Im islamischen Raum kommt noch hinzu, das bei Beschuldigungen auch die ganze Gesellschaft, sogar die Ummah selbst entehrt wird. Dabei weist der Islam eine für uns unglaubliche Regelungsdichte auf, deren Befolgung man auch in der Öffentlichkeit durchzusetzen hat.
@Nightwatch
Auch bei den arabischen Luftwaffen treten diese Probleme auf. Teilweise können die Piloten ihre Kampfflugzeuge kaum handhaben.
Zu Beginn des 1.Golfkriegs 1991 hatten die US-Piloten ziemliche Angst vor den irakischen MiG-29. Nach den ersten Begegnungen erkannten sie aber rasch, das ihre irakischen Gegenspieler mit ihren MiG-29 kaum umgehen konnten.
Auch im Iranisch-Irakischen Krieg zeigte sich bald die Schwäche der irakischen Luftwaffe. Ihre Piloten warfen ihre Bomben meist aus mittlerer bis großer Höhe ab und zielten dabei auch noch schlecht, so das Schäden etwa an Erdölraffinerien meist schnell behoben werden konnten. Auch die Luftaufklärung war schlecht.

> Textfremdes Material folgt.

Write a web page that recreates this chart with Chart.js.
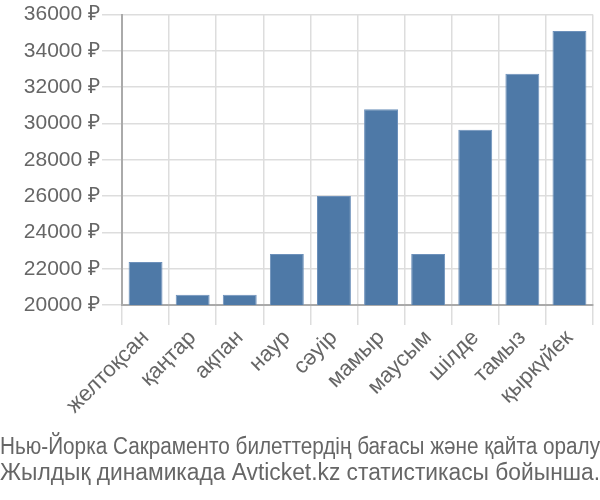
<!DOCTYPE html>
<html>
<head>
<meta charset="utf-8">
<script src="https://cdn.jsdelivr.net/npm/chart.js@4"></script>
<style>
html,body{margin:0;padding:0;background:#fff;}
#wrap{width:600px;height:500px;}
</style>
</head>
<body>
<div id="wrap"><canvas id="c" width="600" height="500"></canvas></div>
<script>
const categories = ["желтоқсан","қаңтар","ақпан","наур","сәуір","мамыр","маусым","шілде","тамыз","қыркүйек"];
const prices = [22370, 20560, 20560, 22810, 26000, 30790, 22810, 29650, 32740, 35100];
const yTicks = [20000, 22000, 24000, 26000, 28000, 30000, 32000, 34000, 36000];
const titleLines = ["Нью-Йорка Сакраменто билеттердің бағасы және қайта оралу", "Жылдық динамикада Avticket.kz статистикасы бойынша."];

const FONT = "'Liberation Sans', Arial, sans-serif";
new Chart(document.getElementById('c'), {
  type: 'bar',
  data: {
    labels: categories,
    datasets: [{
      data: prices,
      backgroundColor: '#4e79a7',
      borderColor: '#6d91bb',
      borderWidth: 1
    }]
  },
  options: {
    responsive: false,
    animation: false,
    layout: { padding: { top: 14, right: 0, left: 0, bottom: 13 } },
    plugins: {
      legend: { display: false },
      tooltip: { enabled: false },
      title: {
        display: true,
        position: 'bottom',
        text: titleLines,
        color: '#666',
        font: { family: FONT, size: 23, weight: 'normal', lineHeight: 1.13 },
        padding: { top: 0, bottom: 0 }
      }
    },
    scales: {
      x: {
        offset: true,
        grid: { color: '#dddddd', lineWidth: 1.5, offset: true, tickLength: 20 },
        border: { color: '#aaaaaa', width: 2 },
        ticks: {
          color: '#666',
          font: { family: FONT, size: 22 },
          minRotation: 45, maxRotation: 45,
          padding: 0
        },
        afterFit: (s) => { s.height = 130; }
      },
      y: {
        min: 20000, max: 36000,
        grid: { color: '#dddddd', lineWidth: 1.5, tickLength: 20 },
        border: { color: '#aaaaaa', width: 2 },
        afterBuildTicks: (s) => { s.ticks = yTicks.map(v => ({ value: v })); },
        ticks: {
          color: '#666',
          font: { family: FONT, size: 21 },
          padding: 2,
          callback: (v) => v + ' ₽'
        },
        afterFit: (s) => { s.width = 122; }
      },
      spacer: {
        position: 'right',
        display: true,
        grid: { display: false, drawTicks: false },
        border: { display: false },
        ticks: { display: false },
        afterFit: (s) => { s.width = 7; }
      }
    }
  }
});
</script>
</body>
</html>
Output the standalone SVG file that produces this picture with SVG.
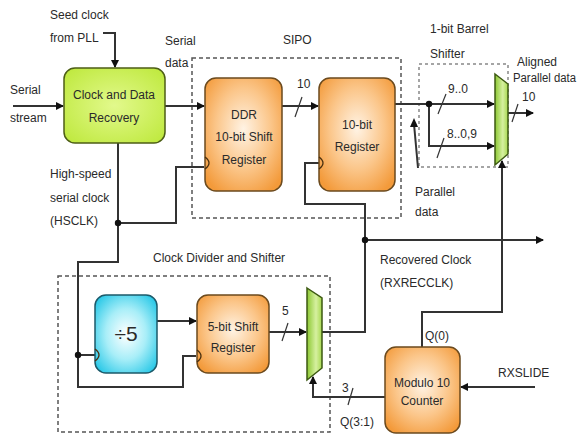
<svg xmlns="http://www.w3.org/2000/svg" width="579" height="438" viewBox="0 0 579 438">
<defs>
<radialGradient id="gOr" cx="50%" cy="45%" r="65%"><stop offset="0" stop-color="#fff3e4"/><stop offset="0.55" stop-color="#fbc68a"/><stop offset="1" stop-color="#f39a3a"/></radialGradient>
<radialGradient id="gCy" cx="50%" cy="50%" r="65%"><stop offset="0" stop-color="#ffffff"/><stop offset="0.5" stop-color="#a8eef8"/><stop offset="1" stop-color="#22c6e6"/></radialGradient>
<radialGradient id="gLime" cx="50%" cy="50%" r="70%"><stop offset="0" stop-color="#e2f98c"/><stop offset="1" stop-color="#bde83a"/></radialGradient>
<linearGradient id="gMux" x1="0" y1="0" x2="1" y2="0"><stop offset="0" stop-color="#8cc832"/><stop offset="0.6" stop-color="#d6f0a0"/><stop offset="1" stop-color="#a6d84e"/></linearGradient>
<marker id="ah" markerWidth="8" markerHeight="8" refX="7" refY="4" orient="auto" markerUnits="userSpaceOnUse"><path d="M0,0 L8,4 L0,8 Z" fill="#111"/></marker>
</defs>
<style>
text{font-family:"Liberation Sans",Arial,sans-serif;font-size:12px;fill:#2a2a2a}
.c{text-anchor:middle}
.box{stroke:#6b4a1e;stroke-width:1.5}
.w{fill:none;stroke:#333;stroke-width:2}
.a{marker-end:url(#ah)}
.dash{fill:none;stroke:#555;stroke-width:1.5;stroke-dasharray:4 3}
.dot{fill:none;stroke:#888;stroke-width:1.5;stroke-dasharray:3 3}
.ck{fill:none;stroke:#4a3010;stroke-width:1.3}
.sl{stroke:#333;stroke-width:1.2}
</style>

<g id="groups">
<rect class="dash" x="192" y="58" width="209" height="160"/>
<rect class="dot" x="419" y="64" width="89" height="103"/>
<rect class="dash" x="58" y="276" width="272" height="156"/>
<text x="283" y="44">SIPO</text>
<text x="430" y="33">1-bit Barrel</text>
<text x="430" y="58">Shifter</text>
<text x="153" y="262">Clock Divider and Shifter</text>
</g>

<g id="connectors">
<path class="w a" d="M103 33 H115 V67"/>
<path class="w a" d="M13 106 H63"/>
<path class="w a" d="M165 106 H204"/>
<path class="w a" d="M282 106 H318"/>
<line class="sl" x1="295" y1="117" x2="302" y2="97"/>
<path class="w a" d="M395 104 H494"/>
<path class="w a" d="M429 104 V146 H494"/>
<circle cx="429" cy="104" r="3.2" fill="#111"/>
<line class="sl" x1="438" y1="114" x2="446" y2="94"/>
<line class="sl" x1="437" y1="158" x2="444" y2="138"/>
<path class="w a" d="M508 113 H533"/>
<line class="sl" x1="512" y1="122" x2="518" y2="104"/>
<path class="w" d="M418 168 L414 124"/>
<path d="M414 118 L418 127 L410 127 Z" fill="#111"/>
<path class="w" d="M118 143 V262 H78 V387 H183 V356 H196"/>
<path class="w" d="M118 223 H176 V167 H204"/>
<circle cx="118" cy="223" r="3.2" fill="#111"/>
<path class="w" d="M78 355 H95"/>
<circle cx="78" cy="355" r="3.2" fill="#111"/>
<path class="w a" d="M157 321 H196"/>
<path class="w a" d="M269 332 H306"/>
<line class="sl" x1="282" y1="341" x2="288" y2="323"/>
<path class="w" d="M319 163 H305 V204 H365 V332 H322"/>
<path class="w a" d="M365 240 H543"/>
<circle cx="365" cy="240" r="3.2" fill="#111"/>
<path class="w a" d="M422 347 V312 H502 V161"/>
<path class="w a" d="M385 397 H313 V377"/>
<line class="sl" x1="348" y1="405" x2="353" y2="388"/>
<path class="w a" d="M535 387 H461"/>
</g>

<g id="cdr">
<rect x="64" y="68" width="101" height="75" rx="11" fill="url(#gLime)" stroke="#4d5e16" stroke-width="1.5"/>
<text class="c" x="114" y="99">Clock and Data</text>
<text class="c" x="114" y="122">Recovery</text>
</g>

<g id="ddr">
<rect class="box" x="205" y="78" width="77" height="113" rx="11" fill="url(#gOr)"/>
<path class="ck" d="M205 157 q8 6 0 12"/>
<text class="c" x="244" y="119">DDR</text>
<text class="c" x="244" y="141">10-bit Shift</text>
<text class="c" x="244" y="164">Register</text>
</g>

<g id="reg10">
<rect class="box" x="319" y="78" width="76" height="113" rx="11" fill="url(#gOr)"/>
<path class="ck" d="M319 157 q8 6 0 12"/>
<text class="c" x="357" y="129">10-bit</text>
<text class="c" x="357" y="151">Register</text>
</g>

<g id="mux1">
<path d="M495 74 L508 84 L508 154 L495 165 Z" fill="url(#gMux)" stroke="#3d5a12" stroke-width="1.5"/>
</g>

<g id="div5">
<rect x="95" y="295" width="62" height="78" rx="11" fill="url(#gCy)" stroke="#1d5a6a" stroke-width="1.5"/>
<path class="ck" d="M95 349 q8 6 0 12"/>
<text class="c" x="126" y="341" style="font-size:21px">÷5</text>
</g>

<g id="shift5">
<rect class="box" x="197" y="295" width="72" height="78" rx="11" fill="url(#gOr)"/>
<path class="ck" d="M197 350 q8 6 0 12"/>
<text class="c" x="233" y="331">5-bit Shift</text>
<text class="c" x="233" y="352">Register</text>
</g>

<g id="mux2">
<path d="M307 288 L322 298 L322 368 L307 380 Z" fill="url(#gMux)" stroke="#3d5a12" stroke-width="1.5"/>
</g>

<g id="counter">
<rect class="box" x="385" y="347" width="75" height="86" rx="11" fill="url(#gOr)"/>
<text class="c" x="422" y="387">Modulo 10</text>
<text class="c" x="422" y="405">Counter</text>
</g>

<g id="labels">
<text x="50" y="19">Seed clock</text>
<text x="50" y="42">from PLL</text>
<text x="10" y="94">Serial</text>
<text x="10" y="122">stream</text>
<text x="165" y="45">Serial</text>
<text x="165" y="67">data</text>
<text x="297" y="88">10</text>
<text x="448" y="93">9..0</text>
<text x="447" y="138">8..0,9</text>
<text x="517" y="66">Aligned</text>
<text x="513" y="82" textLength="63" lengthAdjust="spacingAndGlyphs">Parallel data</text>
<text x="522" y="101">10</text>
<text x="415" y="196">Parallel</text>
<text x="415" y="216">data</text>
<text x="50" y="178">High-speed</text>
<text x="50" y="202">serial clock</text>
<text x="50" y="225">(HSCLK)</text>
<text x="282" y="315">5</text>
<text x="380" y="264">Recovered Clock</text>
<text x="380" y="287">(RXRECCLK)</text>
<text x="425" y="340">Q(0)</text>
<text x="498" y="377">RXSLIDE</text>
<text x="342" y="392">3</text>
<text x="340" y="426">Q(3:1)</text>
</g>
</svg>
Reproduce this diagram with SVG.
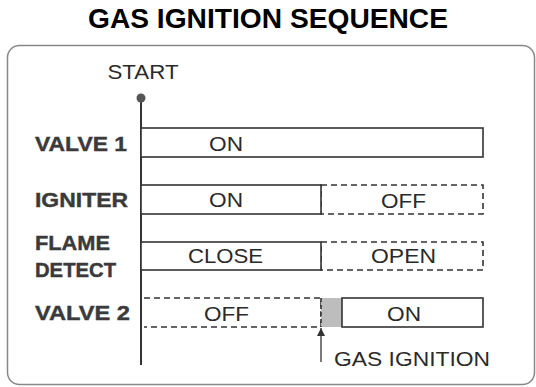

Übrigens verlor die irakische Luftwaffe zumindest bis 1983 die meisten ihrer Flugzeuge aufgrund von Unfällen und Wartungsproblemen.
@Shahab3
Zitat:Der vorrangige Schwachpunkt der irakischen Streitkräfte lag einerseits der mangelhaften Ausbildung im Umgang mit dem beschafften Kriegsgerät
Dies war auch einer der Gründe für die hohen Verluste an Kriegsgerät. Tatsächlich wurden von den irakischen Streitkräften viele Kampfpanzer und andere Waffensysteme einfach aufgegeben, obwohl sie nur kleinere Reparaturen benötigt hätten. Dies deswegen, weil man diese Waffensysteme extra bergen und zentral hätte reparieren oder warten müssen.
Wenn bei einem irakischen Verband nur die Hälfte der Fahrzeuge einsatzbereit war wurde das als gut angesehen.
Zitat:und die extrem geringe Risiko- und Opferbereitschaft der irakischen Soldaten
Vorsicht!
Man wirft auch von arabischer Seite den eigenen Soldaten gerne Feigheit vor, aber diese angebliche Feigheit ist ein Mythos.
Tatsächlich wollten die schiitischen Araber im Iran nicht von den Sunniten im Irak beherrscht werden, weswegen sie zum Iran hielten. Umgekehrt wollten die irakischen Schiiten damals nicht unter die Herrschaft von Khomeneis Gottesstaat, und sahen sich eher als Iraker und hielten dementsprechend dem Baath-Regime die Loyalität.